* To be done *
Find all lines in the listing that include the word "matplotlib", then copy them.

* Data *
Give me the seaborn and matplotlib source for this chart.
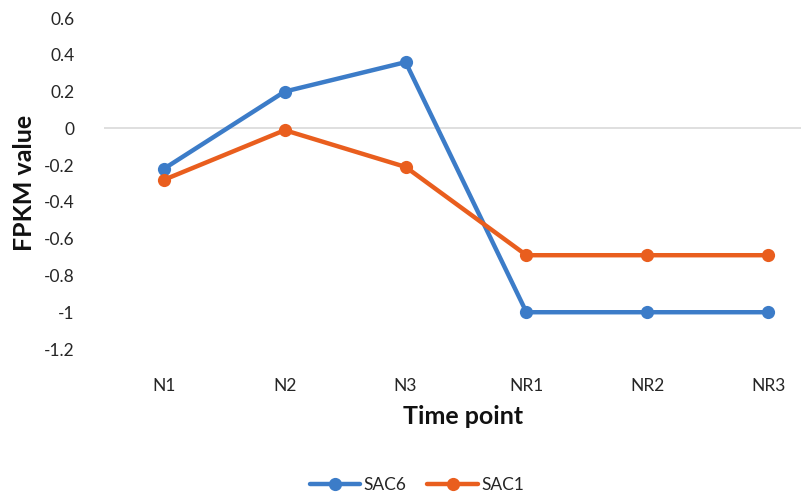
import matplotlib
matplotlib.use("Agg")
import matplotlib.pyplot as plt
import seaborn as sns
import pandas as pd

# Data
time_points = ["N1", "N2", "N3", "NR1", "NR2", "NR3"]
sac6 = [-0.22, 0.20, 0.36, -1.0, -1.0, -1.0]
sac1 = [-0.28, -0.01, -0.21, -0.69, -0.69, -0.69]
series_names = ["SAC6", "SAC1"]
y_ticks = [0.6, 0.4, 0.2, 0, -0.2, -0.4, -0.6, -0.8, -1, -1.2]
y_tick_labels = ["0.6", "0.4", "0.2", "0", "-0.2", "-0.4", "-0.6", "-0.8", "-1", "-1.2"]

df = pd.DataFrame({
    "Time point": time_points * 2,
    "value": sac6 + sac1,
    "gene": [series_names[0]] * len(time_points) + [series_names[1]] * len(time_points),
})

sns.set_style("white")
plt.rcParams["font.family"] = ["Lato", "DejaVu Sans"]

W, H = 801, 495
fig = plt.figure(figsize=(W / 100, H / 100), dpi=100)
left, right_edge, top, bottom = 103.5, 828.5, 18, 349
ax = fig.add_axes([left / W, 1 - bottom / H, (right_edge - left) / W, (bottom - top) / H])

palette = {"SAC6": "#3C7CC8", "SAC1": "#E95E1E"}
sns.lineplot(data=df, x="Time point", y="value", hue="gene", palette=palette,
             marker="o", markersize=9.5, markeredgewidth=0, linewidth=3.2,
             sort=False, ax=ax, legend=True)

ax.axhline(0, color="#D9D9D9", linewidth=1.2, zorder=0)
ax.set_xlim(-0.5, len(time_points) - 0.5)
ax.set_ylim(-1.2, 0.6)
ax.set_yticks(y_ticks)
ax.set_yticklabels(y_tick_labels)
for s in ax.spines.values():
    s.set_visible(False)
ax.grid(False)
ax.tick_params(axis="y", length=0, pad=21, labelsize=12.5, labelcolor="#262626")
ax.tick_params(axis="x", length=0, pad=21, labelsize=12.5, labelcolor="#262626")
ax.set_xlabel("")
ax.set_ylabel("")

fig.text(25 / W, 1 - 183 / H, "FPKM value", rotation=90, ha="center", va="center",
         fontsize=18, fontweight="bold", color="#111111")
fig.text(463 / W, 1 - 417 / H, "Time point", ha="center", va="center",
         fontsize=18, fontweight="bold", color="#111111")

handles, labels = ax.get_legend_handles_labels()
ax.legend_.remove()
fig.legend(handles, labels, loc="center", bbox_to_anchor=(417 / W, 1 - 485 / H),
           ncol=2, frameon=False, fontsize=12.5, handlelength=2.9, handletextpad=0.2,
           columnspacing=1.2, labelcolor="#262626")

fig.savefig("out.png", dpi=100)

* Written solution *
Give me the seaborn and matplotlib source for this chart.
import matplotlib
matplotlib.use("Agg")
import matplotlib.pyplot as plt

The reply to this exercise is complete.